Jazz & poetry come to Nubian Square
Organized by the Makanda Project, the free event is the first of a series
Saxophonist Ricky Ford, poet Askia Touré, and pianist and arranger John Kordalewski are bringing original jazz and the poetry of Langston Hughes to the Bruce C. Bolling Municipal Building for one night only on Saturday, March 14, from 7 to 9 p.m.
The evening will feature nine compositions written by Ford, based on the poetry of Hughes, and performed as a world premiere. Ford is the force behind the evening.
Organized by the Makanda Project, the free event is the first of a series. Throughout 2020, the series will feature performances at the Bolling Building as well as other sites around town, including the First Church in Roxbury, at 10 Putnam St., the Commonwealth Housing Development, at 35 Fidelis Way in Brighton, and Bunker Hill Community College.
Named after Makanda Ken McIntyre, who was a jazz musician and composer originally from Boston’s South End, the Project features an ensemble that typically performs compositions written by McIntyre, who died in 2001, but not performed while he was alive.
The Makanda Project, made up of thirteen musicians — “five saxophones, two trumpets, three trombones, and piano, bass and drums” — was established in 2005 with arrangements of McIntyre’s music made by Kordalewski.
“We are part of the community,” Kordalewski says. “And this time, we’re really excited about working with Askia and Ricky.”
Ricky is the great jazz saxophonist Ricky Ford, originally from Boston and now based in Paris.
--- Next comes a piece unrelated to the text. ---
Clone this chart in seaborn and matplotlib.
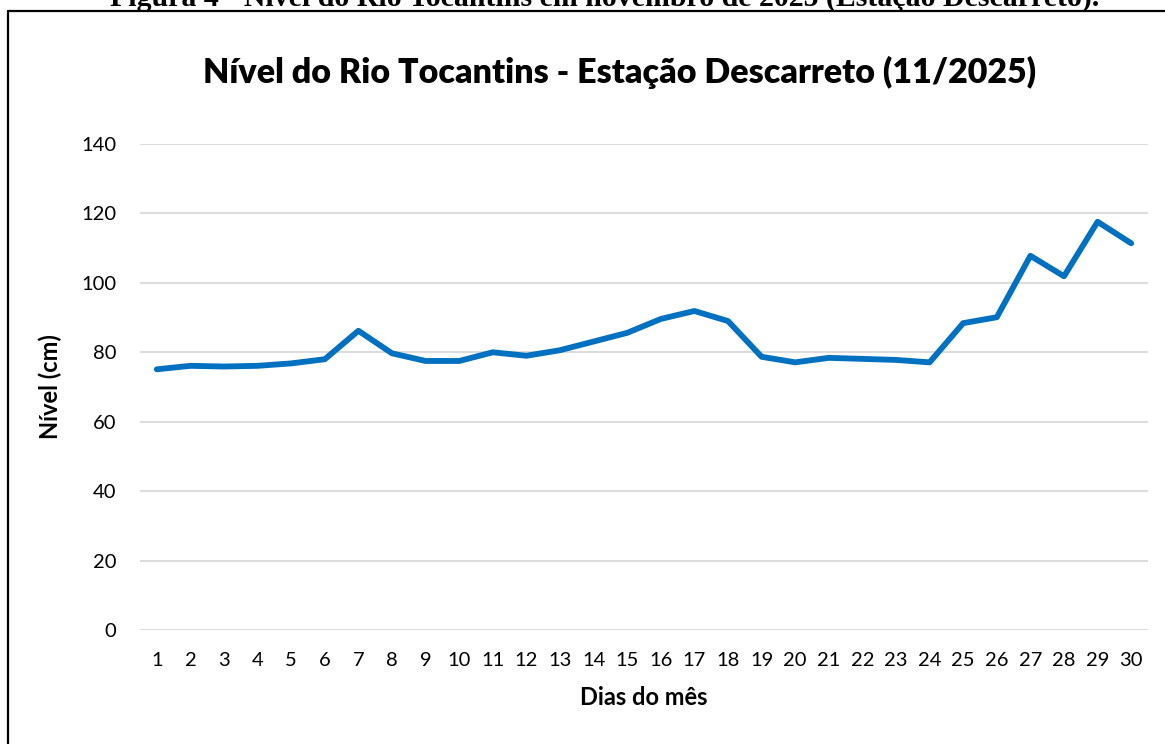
import pandas as pd
import numpy as np
import matplotlib.pyplot as plt
from matplotlib.lines import Line2D
import seaborn as sns

# Daily river level readings (cm), November 2025
days = list(range(1, 31))
nivel = [75.1, 76.1, 75.9, 76.1, 76.8, 78.0, 86.2, 79.7, 77.5, 77.5,
         80.0, 79.0, 80.6, 83.1, 85.6, 89.6, 91.9, 89.0, 78.7, 77.1,
         78.4, 78.1, 77.8, 77.1, 88.4, 90.1, 107.8, 101.9, 117.6, 111.4]
y_ticks = [0, 20, 40, 60, 80, 100, 120, 140]

df = pd.DataFrame({'Dia': days, 'Nivel': nivel})

sns.set_style('white')
plt.rcParams['font.family'] = ['Lato', 'DejaVu Sans']
plt.rcParams['text.color'] = 'black'
plt.rcParams['axes.labelcolor'] = 'black'

fig = plt.figure(figsize=(11.65, 7.44), dpi=100)
ax = fig.add_axes([140 / 1165, 1 - 630 / 744, 1008 / 1165, 486 / 744])

sns.lineplot(data=df, x='Dia', y='Nivel', ax=ax, color='#0070C0',
             linewidth=4.2, solid_capstyle='round', solid_joinstyle='round')

ax.set_xlim(0.5, 30.5)
ax.set_ylim(0, 140)
ax.set_xticks(days)
ax.set_xticklabels([str(d) for d in days])
ax.set_yticks(y_ticks)
ax.grid(axis='y', color='#D9D9D9', linewidth=1.3)
ax.set_axisbelow(True)
for s in ax.spines.values():
    s.set_visible(False)
ax.tick_params(axis='both', length=0, labelsize=14.5, colors='black')
ax.tick_params(axis='y', pad=17)
ax.tick_params(axis='x', pad=16)

ax.set_xlabel('Dias do mês', fontsize=17, fontweight='bold', labelpad=12)
ax.set_ylabel('Nível (cm)', fontsize=17, fontweight='bold', labelpad=14)

fig.text(620 / 1165, 1 - 72 / 744, 'Nível do Rio Tocantins - Estação Descarreto (11/2025)',
         ha='center', va='center', fontsize=24.5, fontweight='heavy')

# caption above the chart frame (cut off by the page edge)
fig.text(605 / 1165, 1 - 6 / 744,
         'Figura 4 - Nível do Rio Tocantins em novembro de 2025 (Estação Descarreto).',
         ha='center', va='baseline', fontsize=21.5, fontweight='bold',
         family='Liberation Serif')

# chart frame (left and top edges visible)
fig.add_artist(Line2D([8 / 1165, 8 / 1165], [0, 1 - 11 / 744], color='black', linewidth=1.6,
                      transform=fig.transFigure))
fig.add_artist(Line2D([8 / 1165, 1], [1 - 11 / 744, 1 - 11 / 744], color='black', linewidth=1.6,
                      transform=fig.transFigure))

fig.savefig('out.png', dpi=100)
Ford, who has recorded with the likes of Mal Waldron, Ran Blake, Charles Mingus and Abdullah Ibrahim, among others, will lend both tradition and innovation to the evening.
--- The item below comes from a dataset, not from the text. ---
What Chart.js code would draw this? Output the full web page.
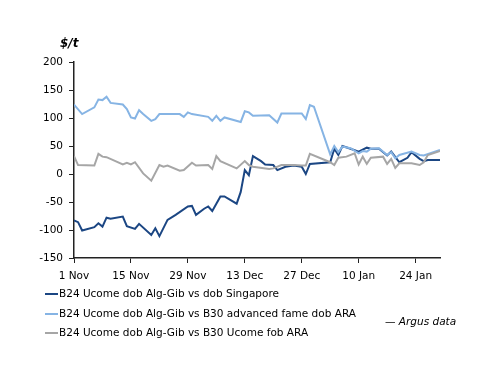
<!DOCTYPE html>
<html>
<head>
<meta charset="utf-8">
<script src="https://cdn.jsdelivr.net/npm/chart.js@4"></script>
<style>
  body { margin: 0; background: #fff; font-family: "DejaVu Sans", sans-serif; }
  #wrap { position: relative; width: 500px; height: 386px; }
  #unit { position: absolute; left: 60px; top: 36px; font-size: 12px; font-weight: bold; font-style: italic; }
  #legend { position: absolute; left: 45px; top: 284px; font-size: 10.5px; }
  .item { height: 19.5px; line-height: 19.5px; white-space: nowrap; }
  .swatch { display: inline-block; width: 13px; height: 2px; vertical-align: middle; margin-right: 1px; }
  #source { position: absolute; left: 385px; top: 315px; font-size: 10.5px; font-style: italic; }
</style>
</head>
<body>
<div id="wrap">
  <canvas id="chart" width="500" height="386"></canvas>
  <div id="unit">$/t</div>
  <div id="legend"></div>
  <div id="source">— Argus data</div>
</div>
<script>
// days counted from 1 Nov
const tickLabels = ["1 Nov", "15 Nov", "29 Nov", "13 Dec", "27 Dec", "10 Jan", "24 Jan"];

const seriesNames = [
  "B24 Ucome dob Alg-Gib vs dob Singapore",
  "B24 Ucome dob Alg-Gib vs B30 advanced fame dob ARA",
  "B24 Ucome dob Alg-Gib vs B30 Ucome fob ARA"
];
const seriesColors = ["#1b4683", "#86b4e4", "#a6a6a6"];

const singaporeDays = [0, 1, 2, 5, 6, 7, 8, 9, 12, 13, 15, 16, 19, 20, 21, 23, 25, 28, 29, 30, 32, 33, 34, 36, 37, 40, 41, 42, 43, 44, 46, 47, 49, 50, 52, 54, 56, 57, 58, 63, 64, 65, 66, 68, 70, 72, 73, 75, 77, 78, 80, 82, 83, 85, 86, 87, 90];
const singaporeValues = [-83, -86, -101, -95, -88, -94, -78, -80, -76, -93, -98, -89, -109, -97, -111, -82, -73, -58, -57, -73, -62, -58, -66, -40, -40, -53, -32, 7, -2, 32, 23, 17, 16, 7, 13, 15, 13, 0, 18, 21, 45, 34, 50, 45, 40, 47, 45, 45, 33, 40, 21, 29, 39, 27, 23, 25, 25];

const fameDays = [0, 2, 5, 6, 7, 8, 9, 12, 13, 14, 15, 16, 17, 19, 20, 21, 23, 26, 27, 28, 29, 33, 34, 35, 36, 37, 41, 42, 43, 44, 48, 50, 51, 54, 56, 57, 58, 59, 63, 64, 65, 66, 68, 70, 71, 72, 73, 75, 77, 78, 79, 80, 83, 85, 86, 90];
const fameValues = [124, 107, 119, 133, 132, 138, 127, 124, 116, 101, 99, 114, 107, 95, 98, 107, 107, 107, 102, 110, 107, 102, 95, 104, 95, 101, 93, 112, 110, 104, 105, 92, 108, 108, 108, 98, 123, 120, 35, 50, 39, 49, 46, 37, 41, 40, 45, 46, 34, 39, 28, 34, 40, 34, 33, 43];

const ucomeDays = [0, 1, 5, 6, 7, 8, 12, 13, 14, 15, 17, 19, 21, 22, 23, 26, 27, 29, 30, 33, 34, 35, 36, 40, 42, 43, 44, 48, 49, 51, 54, 56, 57, 58, 63, 64, 65, 67, 69, 70, 71, 72, 73, 76, 77, 78, 79, 80, 83, 85, 86, 87, 90];
const ucomeValues = [32, 16, 15, 36, 31, 30, 17, 20, 17, 21, 1, -12, 16, 13, 15, 6, 7, 20, 15, 16, 9, 32, 23, 10, 23, 16, 13, 9, 10, 16, 16, 15, 15, 36, 21, 16, 29, 31, 37, 17, 31, 18, 29, 31, 18, 27, 11, 19, 19, 16, 21, 34, 41];

const allDays = [singaporeDays, fameDays, ucomeDays];
const allValues = [singaporeValues, fameValues, ucomeValues];

const axisFont = { family: "DejaVu Sans", size: 10.5 };

const datasets = seriesNames.map((name, i) => ({
  label: name,
  data: allDays[i].map((d, j) => ({ x: d, y: allValues[i][j] })),
  borderColor: seriesColors[i],
  borderWidth: 2,
  pointRadius: 0,
  tension: 0,
  order: 3 - i
}));

const chart = new Chart(document.getElementById("chart"), {
  type: "line",
  data: { datasets },
  options: {
    responsive: false,
    animation: false,
    layout: { padding: { left: 0, top: 62, right: 60, bottom: 98 } },
    plugins: {
      legend: { display: false },
      tooltip: { enabled: false }
    },
    scales: {
      x: {
        type: "linear",
        min: 0,
        max: 90,
        grid: { drawOnChartArea: false, drawTicks: true, tickLength: 5, color: "#222" },
        border: { color: "#222", width: 1.5 },
        ticks: {
          stepSize: 14,
          includeBounds: false,
          autoSkip: false,
          maxRotation: 0,
          padding: 7,
          color: "#000",
          font: axisFont,
          callback: (value) => tickLabels[value / 14]
        },
        afterFit: (scale) => { scale.height = 30; }
      },
      y: {
        min: -150,
        max: 200,
        grid: { drawOnChartArea: false, drawTicks: true, tickLength: 5, color: "#222" },
        border: { color: "#222", width: 1.5 },
        ticks: { stepSize: 50, padding: 6, color: "#000", font: axisFont },
        afterFit: (scale) => { scale.width = 74; }
      }
    }
  }
});

const legend = document.getElementById("legend");
chart.data.datasets.forEach((ds) => {
  const row = document.createElement("div");
  row.className = "item";
  const swatch = document.createElement("span");
  swatch.className = "swatch";
  swatch.style.background = ds.borderColor;
  row.appendChild(swatch);
  row.appendChild(document.createTextNode(ds.label));
  legend.appendChild(row);
});
</script>
</body>
</html>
Adding to the mix is Askia Touré, the inimitable and renowned poet who made his name through his art and social activism. A progenitor of the Black Arts Movement of the 1960s and schooled in the poetry of legendary Harlem poet Langston Hughes, Touré has made Boston his home since the 1990s.
“I’m going to weave the poetry together with the music,” he tells the Banner. “You know, the Beat poets and hippies are associated with that approach, but it really started in Harlem with Mr. Hughes and other writers.”
Touré views poetry as a substantive part of social activism, and a form that in subtle ways joins forces with other art forms that have comparable meaning, such as jazz.
“The poetry and music strengthen ties and roots in the community,” Touré says. “It’s a way to reach young people as well. For example, Mr. Hughes was a living role model when I was a young writer, and was a people’s poet, and these people’s poets can be seen as early version of those today who are called rappers.”
Touré describes having met Afeni Shakur and her son Tupac Shakur, and the relationship they both had to political activism and poetry.
“Tupac was very charismatic and warm,” Touré says. “He would listen. And just as we felt that Mr. Hughes was an uncle to those of us coming up in the Black Arts movement, we felt like an uncle to him.”
The March 14 event is free and open to all.